begin

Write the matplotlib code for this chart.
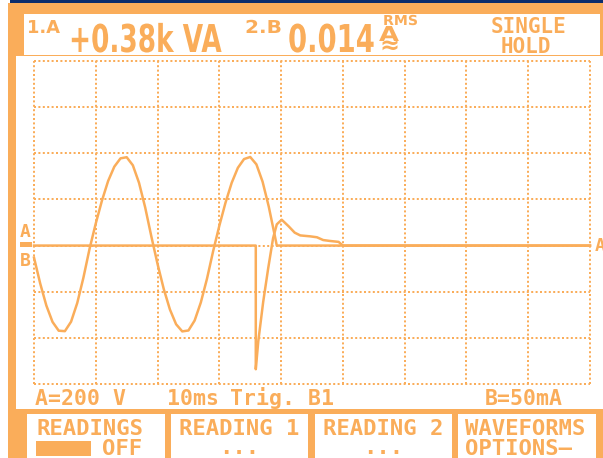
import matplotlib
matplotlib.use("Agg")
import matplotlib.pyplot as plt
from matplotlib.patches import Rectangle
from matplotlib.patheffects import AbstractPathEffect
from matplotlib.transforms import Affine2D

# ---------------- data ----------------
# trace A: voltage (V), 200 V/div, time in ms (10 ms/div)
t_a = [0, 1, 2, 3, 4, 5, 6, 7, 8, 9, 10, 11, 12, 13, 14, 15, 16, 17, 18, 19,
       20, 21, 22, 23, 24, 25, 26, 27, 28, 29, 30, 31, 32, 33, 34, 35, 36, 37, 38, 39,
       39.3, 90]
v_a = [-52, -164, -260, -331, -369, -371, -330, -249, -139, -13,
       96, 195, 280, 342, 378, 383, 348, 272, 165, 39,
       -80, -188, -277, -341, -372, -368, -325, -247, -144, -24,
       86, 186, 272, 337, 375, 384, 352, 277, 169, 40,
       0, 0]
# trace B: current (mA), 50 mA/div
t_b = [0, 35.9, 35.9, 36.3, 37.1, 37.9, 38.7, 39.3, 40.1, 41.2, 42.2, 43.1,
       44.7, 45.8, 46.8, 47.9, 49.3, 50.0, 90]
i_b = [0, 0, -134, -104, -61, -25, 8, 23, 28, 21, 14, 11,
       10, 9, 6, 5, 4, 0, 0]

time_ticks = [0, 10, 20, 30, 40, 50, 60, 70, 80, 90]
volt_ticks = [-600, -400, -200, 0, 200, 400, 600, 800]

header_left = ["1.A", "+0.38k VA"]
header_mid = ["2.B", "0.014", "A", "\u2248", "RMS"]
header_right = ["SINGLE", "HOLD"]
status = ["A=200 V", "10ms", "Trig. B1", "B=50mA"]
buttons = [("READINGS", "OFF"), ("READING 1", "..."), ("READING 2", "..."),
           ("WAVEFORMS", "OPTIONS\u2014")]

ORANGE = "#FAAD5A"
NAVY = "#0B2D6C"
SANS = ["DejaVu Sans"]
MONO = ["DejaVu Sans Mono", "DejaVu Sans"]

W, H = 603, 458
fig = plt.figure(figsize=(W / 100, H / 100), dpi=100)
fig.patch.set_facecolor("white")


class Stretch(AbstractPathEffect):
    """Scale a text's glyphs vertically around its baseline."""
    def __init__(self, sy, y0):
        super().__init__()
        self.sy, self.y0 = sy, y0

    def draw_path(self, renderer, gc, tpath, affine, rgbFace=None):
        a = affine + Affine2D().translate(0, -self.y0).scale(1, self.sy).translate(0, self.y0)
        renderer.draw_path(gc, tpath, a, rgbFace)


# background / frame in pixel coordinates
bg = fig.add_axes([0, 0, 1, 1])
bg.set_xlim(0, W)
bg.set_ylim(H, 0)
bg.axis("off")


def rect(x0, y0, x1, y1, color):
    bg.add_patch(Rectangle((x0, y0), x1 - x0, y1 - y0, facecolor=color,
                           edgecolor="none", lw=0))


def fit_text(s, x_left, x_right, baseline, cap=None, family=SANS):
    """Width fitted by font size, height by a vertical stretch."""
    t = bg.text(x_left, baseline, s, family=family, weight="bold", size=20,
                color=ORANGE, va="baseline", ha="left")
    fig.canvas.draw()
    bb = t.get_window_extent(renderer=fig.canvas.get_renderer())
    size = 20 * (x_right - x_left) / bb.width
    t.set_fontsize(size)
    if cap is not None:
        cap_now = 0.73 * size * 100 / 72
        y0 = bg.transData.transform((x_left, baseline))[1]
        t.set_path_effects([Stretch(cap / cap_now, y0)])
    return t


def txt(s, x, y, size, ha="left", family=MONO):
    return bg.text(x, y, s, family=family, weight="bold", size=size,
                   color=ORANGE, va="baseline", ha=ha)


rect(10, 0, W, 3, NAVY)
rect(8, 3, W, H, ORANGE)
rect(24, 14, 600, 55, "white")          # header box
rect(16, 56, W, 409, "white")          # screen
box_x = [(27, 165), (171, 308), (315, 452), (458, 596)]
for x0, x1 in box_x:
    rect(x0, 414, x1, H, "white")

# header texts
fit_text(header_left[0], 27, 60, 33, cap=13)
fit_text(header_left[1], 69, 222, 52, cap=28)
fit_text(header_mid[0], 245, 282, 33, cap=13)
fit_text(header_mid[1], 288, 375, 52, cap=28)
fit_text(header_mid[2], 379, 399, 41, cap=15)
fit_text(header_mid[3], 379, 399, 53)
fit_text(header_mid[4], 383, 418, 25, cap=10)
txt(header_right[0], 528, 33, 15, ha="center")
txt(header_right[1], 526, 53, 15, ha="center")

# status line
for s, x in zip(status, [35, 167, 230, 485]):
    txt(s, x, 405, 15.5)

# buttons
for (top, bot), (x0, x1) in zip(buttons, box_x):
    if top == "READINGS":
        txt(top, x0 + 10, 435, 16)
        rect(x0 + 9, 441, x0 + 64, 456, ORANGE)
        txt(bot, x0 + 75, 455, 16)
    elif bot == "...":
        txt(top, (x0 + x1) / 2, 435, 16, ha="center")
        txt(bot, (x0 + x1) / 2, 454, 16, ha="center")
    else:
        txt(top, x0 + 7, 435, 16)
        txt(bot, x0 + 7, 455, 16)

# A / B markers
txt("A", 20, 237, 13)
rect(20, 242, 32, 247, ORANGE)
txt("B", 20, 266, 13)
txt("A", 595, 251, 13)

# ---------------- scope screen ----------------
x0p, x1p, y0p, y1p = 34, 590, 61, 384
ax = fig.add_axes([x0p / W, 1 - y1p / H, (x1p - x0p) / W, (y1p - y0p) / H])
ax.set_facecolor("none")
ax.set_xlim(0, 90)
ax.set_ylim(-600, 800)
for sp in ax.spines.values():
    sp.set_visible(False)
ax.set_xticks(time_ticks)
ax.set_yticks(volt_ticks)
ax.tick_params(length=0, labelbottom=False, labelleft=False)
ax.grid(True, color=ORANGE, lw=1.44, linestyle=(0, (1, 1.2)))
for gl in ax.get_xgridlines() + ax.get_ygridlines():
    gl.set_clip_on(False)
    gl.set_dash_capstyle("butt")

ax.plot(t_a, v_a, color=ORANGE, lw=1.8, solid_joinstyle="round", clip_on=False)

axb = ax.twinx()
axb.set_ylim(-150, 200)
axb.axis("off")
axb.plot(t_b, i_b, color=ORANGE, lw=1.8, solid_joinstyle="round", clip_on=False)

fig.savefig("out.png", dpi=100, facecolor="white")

end

__TASK DETAILS__: Repeat the material above in full and exactly, omitting the pictures.

__SOLUTION TO THIS TASK__:
Write the matplotlib code for this chart.
import matplotlib
matplotlib.use("Agg")
import matplotlib.pyplot as plt
from matplotlib.patches import Rectangle
from matplotlib.patheffects import AbstractPathEffect
from matplotlib.transforms import Affine2D

# ---------------- data ----------------
# trace A: voltage (V), 200 V/div, time in ms (10 ms/div)
t_a = [0, 1, 2, 3, 4, 5, 6, 7, 8, 9, 10, 11, 12, 13, 14, 15, 16, 17, 18, 19,
       20, 21, 22, 23, 24, 25, 26, 27, 28, 29, 30, 31, 32, 33, 34, 35, 36, 37, 38, 39,
       39.3, 90]
v_a = [-52, -164, -260, -331, -369, -371, -330, -249, -139, -13,
       96, 195, 280, 342, 378, 383, 348, 272, 165, 39,
       -80, -188, -277, -341, -372, -368, -325, -247, -144, -24,
       86, 186, 272, 337, 375, 384, 352, 277, 169, 40,
       0, 0]
# trace B: current (mA), 50 mA/div
t_b = [0, 35.9, 35.9, 36.3, 37.1, 37.9, 38.7, 39.3, 40.1, 41.2, 42.2, 43.1,
       44.7, 45.8, 46.8, 47.9, 49.3, 50.0, 90]
i_b = [0, 0, -134, -104, -61, -25, 8, 23, 28, 21, 14, 11,
       10, 9, 6, 5, 4, 0, 0]

time_ticks = [0, 10, 20, 30, 40, 50, 60, 70, 80, 90]
volt_ticks = [-600, -400, -200, 0, 200, 400, 600, 800]

header_left = ["1.A", "+0.38k VA"]
header_mid = ["2.B", "0.014", "A", "\u2248", "RMS"]
header_right = ["SINGLE", "HOLD"]
status = ["A=200 V", "10ms", "Trig. B1", "B=50mA"]
buttons = [("READINGS", "OFF"), ("READING 1", "..."), ("READING 2", "..."),
           ("WAVEFORMS", "OPTIONS\u2014")]

ORANGE = "#FAAD5A"
NAVY = "#0B2D6C"
SANS = ["DejaVu Sans"]
MONO = ["DejaVu Sans Mono", "DejaVu Sans"]

W, H = 603, 458
fig = plt.figure(figsize=(W / 100, H / 100), dpi=100)
fig.patch.set_facecolor("white")


class Stretch(AbstractPathEffect):
    """Scale a text's glyphs vertically around its baseline."""
    def __init__(self, sy, y0):
        super().__init__()
        self.sy, self.y0 = sy, y0

    def draw_path(self, renderer, gc, tpath, affine, rgbFace=None):
        a = affine + Affine2D().translate(0, -self.y0).scale(1, self.sy).translate(0, self.y0)
        renderer.draw_path(gc, tpath, a, rgbFace)


# background / frame in pixel coordinates
bg = fig.add_axes([0, 0, 1, 1])
bg.set_xlim(0, W)
bg.set_ylim(H, 0)
bg.axis("off")


def rect(x0, y0, x1, y1, color):
    bg.add_patch(Rectangle((x0, y0), x1 - x0, y1 - y0, facecolor=color,
                           edgecolor="none", lw=0))


def fit_text(s, x_left, x_right, baseline, cap=None, family=SANS):
    """Width fitted by font size, height by a vertical stretch."""
    t = bg.text(x_left, baseline, s, family=family, weight="bold", size=20,
                color=ORANGE, va="baseline", ha="left")
    fig.canvas.draw()
    bb = t.get_window_extent(renderer=fig.canvas.get_renderer())
    size = 20 * (x_right - x_left) / bb.width
    t.set_fontsize(size)
    if cap is not None:
        cap_now = 0.73 * size * 100 / 72
        y0 = bg.transData.transform((x_left, baseline))[1]
        t.set_path_effects([Stretch(cap / cap_now, y0)])
    return t


def txt(s, x, y, size, ha="left", family=MONO):
    return bg.text(x, y, s, family=family, weight="bold", size=size,
                   color=ORANGE, va="baseline", ha=ha)


rect(10, 0, W, 3, NAVY)
rect(8, 3, W, H, ORANGE)
rect(24, 14, 600, 55, "white")          # header box
rect(16, 56, W, 409, "white")          # screen
box_x = [(27, 165), (171, 308), (315, 452), (458, 596)]
for x0, x1 in box_x:
    rect(x0, 414, x1, H, "white")

# header texts
fit_text(header_left[0], 27, 60, 33, cap=13)
fit_text(header_left[1], 69, 222, 52, cap=28)
fit_text(header_mid[0], 245, 282, 33, cap=13)
fit_text(header_mid[1], 288, 375, 52, cap=28)
fit_text(header_mid[2], 379, 399, 41, cap=15)
fit_text(header_mid[3], 379, 399, 53)
fit_text(header_mid[4], 383, 418, 25, cap=10)
txt(header_right[0], 528, 33, 15, ha="center")
txt(header_right[1], 526, 53, 15, ha="center")

# status line
for s, x in zip(status, [35, 167, 230, 485]):
    txt(s, x, 405, 15.5)

# buttons
for (top, bot), (x0, x1) in zip(buttons, box_x):
    if top == "READINGS":
        txt(top, x0 + 10, 435, 16)
        rect(x0 + 9, 441, x0 + 64, 456, ORANGE)
        txt(bot, x0 + 75, 455, 16)
    elif bot == "...":
        txt(top, (x0 + x1) / 2, 435, 16, ha="center")
        txt(bot, (x0 + x1) / 2, 454, 16, ha="center")
    else:
        txt(top, x0 + 7, 435, 16)
        txt(bot, x0 + 7, 455, 16)

# A / B markers
txt("A", 20, 237, 13)
rect(20, 242, 32, 247, ORANGE)
txt("B", 20, 266, 13)
txt("A", 595, 251, 13)

# ---------------- scope screen ----------------
x0p, x1p, y0p, y1p = 34, 590, 61, 384
ax = fig.add_axes([x0p / W, 1 - y1p / H, (x1p - x0p) / W, (y1p - y0p) / H])
ax.set_facecolor("none")
ax.set_xlim(0, 90)
ax.set_ylim(-600, 800)
for sp in ax.spines.values():
    sp.set_visible(False)
ax.set_xticks(time_ticks)
ax.set_yticks(volt_ticks)
ax.tick_params(length=0, labelbottom=False, labelleft=False)
ax.grid(True, color=ORANGE, lw=1.44, linestyle=(0, (1, 1.2)))
for gl in ax.get_xgridlines() + ax.get_ygridlines():
    gl.set_clip_on(False)
    gl.set_dash_capstyle("butt")

ax.plot(t_a, v_a, color=ORANGE, lw=1.8, solid_joinstyle="round", clip_on=False)

axb = ax.twinx()
axb.set_ylim(-150, 200)
axb.axis("off")
axb.plot(t_b, i_b, color=ORANGE, lw=1.8, solid_joinstyle="round", clip_on=False)

fig.savefig("out.png", dpi=100, facecolor="white")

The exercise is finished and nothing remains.